Other equipment may have a range of frequencies, and your question could be answered better by someone who's more familiar with that piece of equipment
or something like that.
mke
Not quite understanding what you are asking.... The signal on both Conductive and inductive very on what equiptment you are using, what utility you are trying to locate, and how congested the area is (with other utilities).
What equiptment do you use?
i use 65 ... my personal fav
"What Are You Doin!?!? GET THE HELL OFF MY LAWN!"
you have entered a restricted area







mostly.........i use 29khz for both locates!!!!
wise men talk because they have something to say and fools because they have to say something....plato
Ill take a shot at it too..
By "type" of signal.. are you curious as to how the signal gets there (as in "what type of signal am I using when I...") ?

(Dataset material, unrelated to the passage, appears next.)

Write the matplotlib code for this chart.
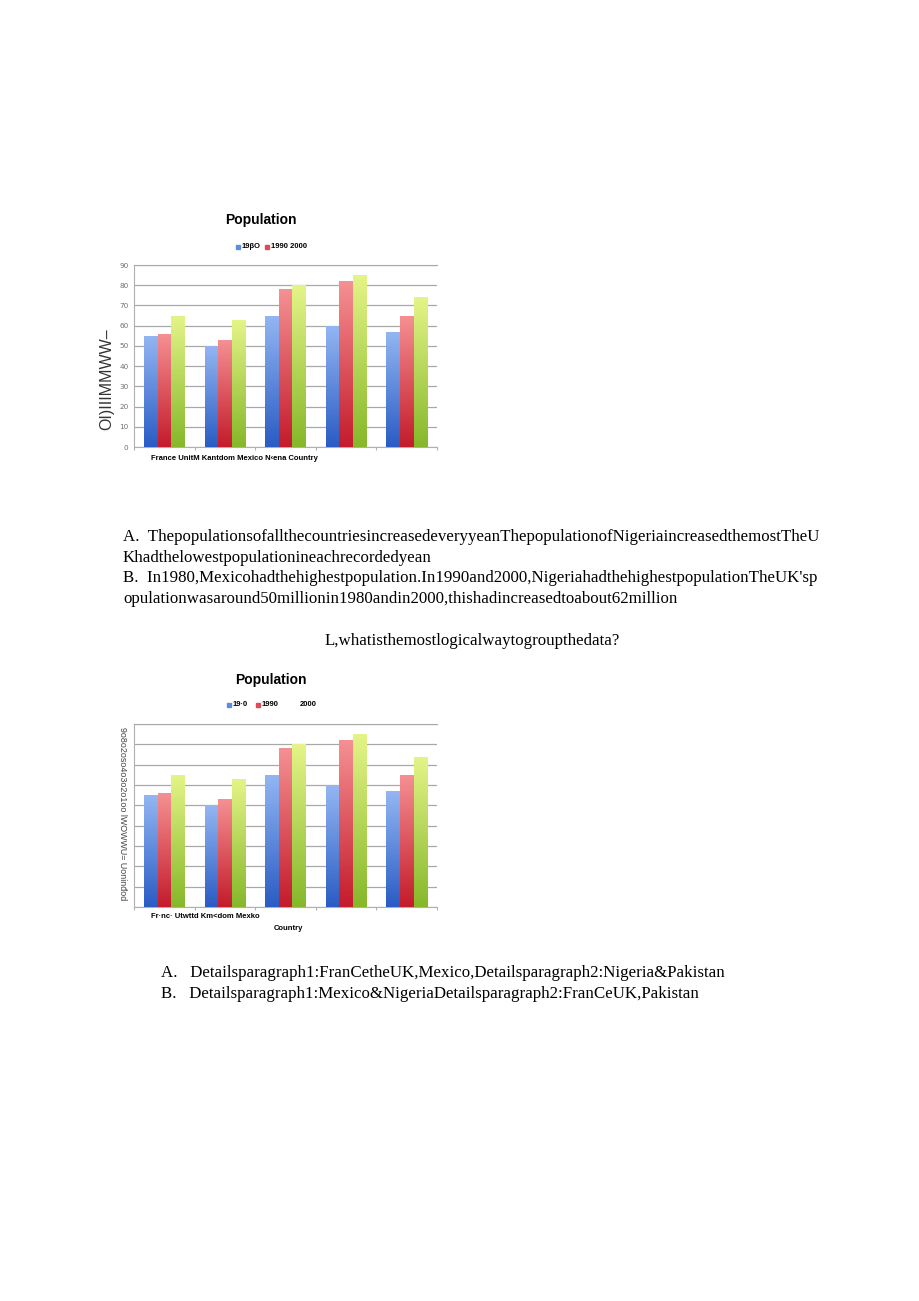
import numpy as np
import matplotlib
matplotlib.use("Agg")
import matplotlib.pyplot as plt
from matplotlib.colors import LinearSegmentedColormap
from matplotlib.patches import Rectangle

# data (population, millions)
countries = ["France", "United Kingdom", "Mexico", "Nigeria", "Pakistan"]
pop_1980 = [55, 50, 65, 60, 57]
pop_1990 = [56, 53, 78, 82, 65]
pop_2000 = [65, 63, 80, 85, 74]
y_ticks = [0, 10, 20, 30, 40, 50, 60, 70, 80, 90]

# gradient per series: (top colour, bottom colour)
SERIES = [
    (pop_1980, "#93b6f2", "#2a5cc4"),
    (pop_1990, "#f59092", "#c41c2c"),
    (pop_2000, "#e4f488", "#86b82a"),
]
OFFSETS = [-0.225, 0.0, 0.225]
BAR_W = 0.22

SERIF = ["Liberation Serif", "DejaVu Serif"]
SANS = ["Liberation Sans", "DejaVu Sans"]

W, H = 920, 1301
fig = plt.figure(figsize=(W / 100, H / 100), dpi=100)


def fx(px):
    return px / W


def fy(py):
    return 1 - py / H


def gradient_bars(ax):
    x = np.arange(len(countries))
    grad = np.linspace(0, 1, 64).reshape(-1, 1)
    for (vals, top, bottom), off in zip(SERIES, OFFSETS):
        bars = ax.bar(x + off, vals, BAR_W, facecolor="none", edgecolor="none", zorder=3)
        cmap = LinearSegmentedColormap.from_list("g", [bottom, top])
        for b in bars:
            x0, y0 = b.get_xy()
            im = ax.imshow(grad, extent=[x0, x0 + b.get_width(), y0, y0 + b.get_height()],
                           origin="lower", aspect="auto", cmap=cmap, zorder=3)
            im.set_clip_path(b)
    ax.set_xlim(-0.5, len(countries) - 0.5)
    ax.set_ylim(0, 90)
    ax.set_yticks(y_ticks)
    ax.grid(axis="y", color="#a8a8a8", linewidth=0.9, zorder=1)
    ax.set_xticks(np.arange(len(countries) + 1) - 0.5)
    ax.tick_params(axis="x", length=2, color="#b0b0b0", labelbottom=False)
    ax.spines["right"].set_visible(False)
    ax.spines["top"].set_color("#a8a8a8")
    ax.spines["left"].set_color("#b0b0b0")
    ax.spines["bottom"].set_color("#b0b0b0")


def legend(items, y):
    # small coloured squares + bold labels, as in the scan
    for px, colour, label in items:
        if colour is not None:
            fig.patches.append(Rectangle((fx(px), fy(y + 2.5)), 4 / W, 4 / H,
                                         transform=fig.transFigure, color=colour))
        fig.text(fx(px + 6), fy(y), label, fontsize=5.5, fontweight="bold",
                 family=SANS, va="center")


# ---- chart 1 ----
ax1 = fig.add_axes([fx(134), fy(447), fx(437) - fx(134), fy(265) - fy(447)])
gradient_bars(ax1)
ax1.tick_params(axis="y", length=0, labelsize=5.2, labelcolor="#707070", pad=4)
fig.text(fx(261), fy(220), "Population", fontsize=10, fontweight="bold",
         family=SANS, ha="center", va="center")
legend([(236, "#5b8ee0", "19βO"), (265, "#e04a55", "1990 2000")], 246)
fig.text(fx(107), fy(379), "OI)IIIMMWW–", fontsize=11.5, color="#333333",
         family=SANS, rotation=90, ha="center", va="center")
fig.text(fx(151), fy(459), "France UnitM Kantdom Mexico N‹ena Country", fontsize=5.5,
         fontweight="bold", family=SANS, va="center")

# ---- chart 2 ----
ax2 = fig.add_axes([fx(134), fy(907), fx(437) - fx(134), fy(724) - fy(907)])
gradient_bars(ax2)
ax2.tick_params(axis="y", length=0, labelleft=False)
fig.text(fx(271), fy(680), "Population", fontsize=10, fontweight="bold",
         family=SANS, ha="center", va="center")
legend([(227, "#5b8ee0", "19·0"), (256, "#e04a55", "1990"), (294, None, "2000")], 705)
fig.text(fx(123), fy(814), "9o8o2oso4o3o2o1oo lWOWWU= Uoninđod", fontsize=6.4,
         color="#444444", family=SANS, rotation=-90, ha="center", va="center")
fig.text(fx(151), fy(916), "Fr·nc· Utwttd Km<dom Mexko", fontsize=5.5,
         fontweight="bold", family=SANS, va="center")
fig.text(fx(288), fy(929), "Country", fontsize=5.5, fontweight="bold",
         family=SANS, ha="center", va="center")

# ---- question text ----
lines = [
    (123, 537, "A.  ThepopulationsofallthecountriesincreasedeveryyeanThepopulationofNigeriaincreasedthemostTheU"),
    (123, 558, "Khadthelowestpopulationineachrecordedyean"),
    (123, 578, "B.  In1980,Mexicohadthehighestpopulation.In1990and2000,NigeriahadthehighestpopulationTheUK'sp"),
    (123, 599, "opulationwasaround50millionin1980andin2000,thishadincreasedtoabout62million"),
    (161, 973, "A.   Detailsparagraph1:FranCetheUK,Mexico,Detailsparagraph2:Nigeria&Pakistan"),
    (161, 994, "B.   Detailsparagraph1:Mexico&NigeriaDetailsparagraph2:FranCeUK,Pakistan"),
]
for px, py, s in lines:
    fig.text(fx(px), fy(py), s, fontsize=12.2, family=SERIF, va="center")
fig.text(fx(472), fy(641), "L,whatisthemostlogicalwaytogroupthedata?", fontsize=12.2,
         family=SERIF, ha="center", va="center")

fig.savefig("out.png", dpi=100)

When you 'drop' the box or use the inductive clamp, you are creating an EM/RF field. This field will generate a/c current flow on anything conductive (either within the field in a 'drop', or directly onto whatever you're clamped to). This a/c flow will in-turn generate its own em/rf field in the conductor.. which is what we detect with the receiver wand.
Direct connection is much the same, the a/c signal is applied directly to the conductor.. it's a 'more pure' way of doing it.. less chance of error.
(May you live in interesting times)
That question got me to thinking - Are we 'broadcasting' a signal similar to AM or FM or is it more akin to a CB or Short wave transmission?
I might not be as good as I once was, but I'm as good once as I ever was !
It's better to be Pissed Off than Pissed On or Stood On and Pissed Off Of !
The views expressed on this website/blog are mine alone and do not reflect the views of my employer. or my wife , if that matters.
You are still using a radio frequency the same as you would if you have a direct connect hook up. The only difference is you are using different principle to get that signal onto the target line.
Here is a good "training manual" that explains alot about using induction.
Rigid Training Manual
Its all sent via Radio Frequency. That is the part of the wave spectrum used for utility locating. I keep mine on 8 KhZ, even when inducing. Only difference is when you induce via Pipehorn, Metrotech, Ect. The KhZ frequency is alot higher then direct connect. Most people that direct connect use 8 or 33 KhZ, along with some that use 66 KhZ or 512 Hz (Based off the RD). Direct connecting or inducing with pipehorn for instance would yield you a far higher KhZ signal.
Character is what you are in the dark. It is the things you do, when nobody can see, and nobody will ever know, that define who you are as an individual.
"Government big enough to supply everything you need is big enough to take everything you have ... The course of history shows that as a government grows, liberty decreases." — Thomas Jefferson
Per Scientiam Vires!
AM/Fm, CB, Shortwave, Direct Connect, Clamp, Dropped.. its all just fields.
AM radio has a center freq, the music/voice modulates the power (the A for Amplitude) of the signal, and an AM radio is made to demodulate it. FM has a center freq, but the music/voice modulates the signal freq instead of its strength.. same sorta idea tho. CB and Shortwave are AM class signals (but in different freq ranges.. and then some tricks like sidebands etc).
Locating puts a center freq , but no modulation, onto some conductive thing. With direct connection, the transmission antenna is the thing you hook up to.. with clamp or drop, you're making a field that in turn makes a field on the conductive thing.
The receiver is just an antenna, tuned to the freq signal that you're transmitting (peak and null are just methods of finding the centerline of the conductor when field distortions are of issue)
So, to Spray's question, yes.. we're broadcasting.. low power, crappy antenna design, and no actual 'information' in the broadcast. If someone in the area had a sensitive radio/antenna system, and were tuned to 33khz for some reason .. and you dropped the box, their radio would spark to life with a signal indicator, but there would be no voice/music/etc.
(May you live in interesting times)
this comes at a good time, i'm giving a class this summer for a group of irrigation tech's that have very little background in locating valves. most of the tech's won't have used multimeters much less locators.
i'll be giving the class using irrigation valve and wire locators designed for these purpose's.
in order to quickly explain how locators work i was intending to use the radio scenario.
the radio station transmits music that travels up an antenna, the music travels through the air untill a radio is tuned to the station and you then hear the music.......
the transmitter is the radio station, the wire in the ground is the antenna and the receiver is the radio.
does this sound like a good low entry level explaination of how locators work?
You Can't Fix It Till You Find It - Jim 3:23
I think it would be close enough maybe, Jim .
Might need something to show how you could accidentally tune to the wrong station (but based on antenna instead of frequency)..
Like, you have the transmitter, then a bunch of antennas in some antenna farm (ie, the underground pipes, lines, etc).. and you're trying to
use your radio to determine which of the antennas in the farm is being used.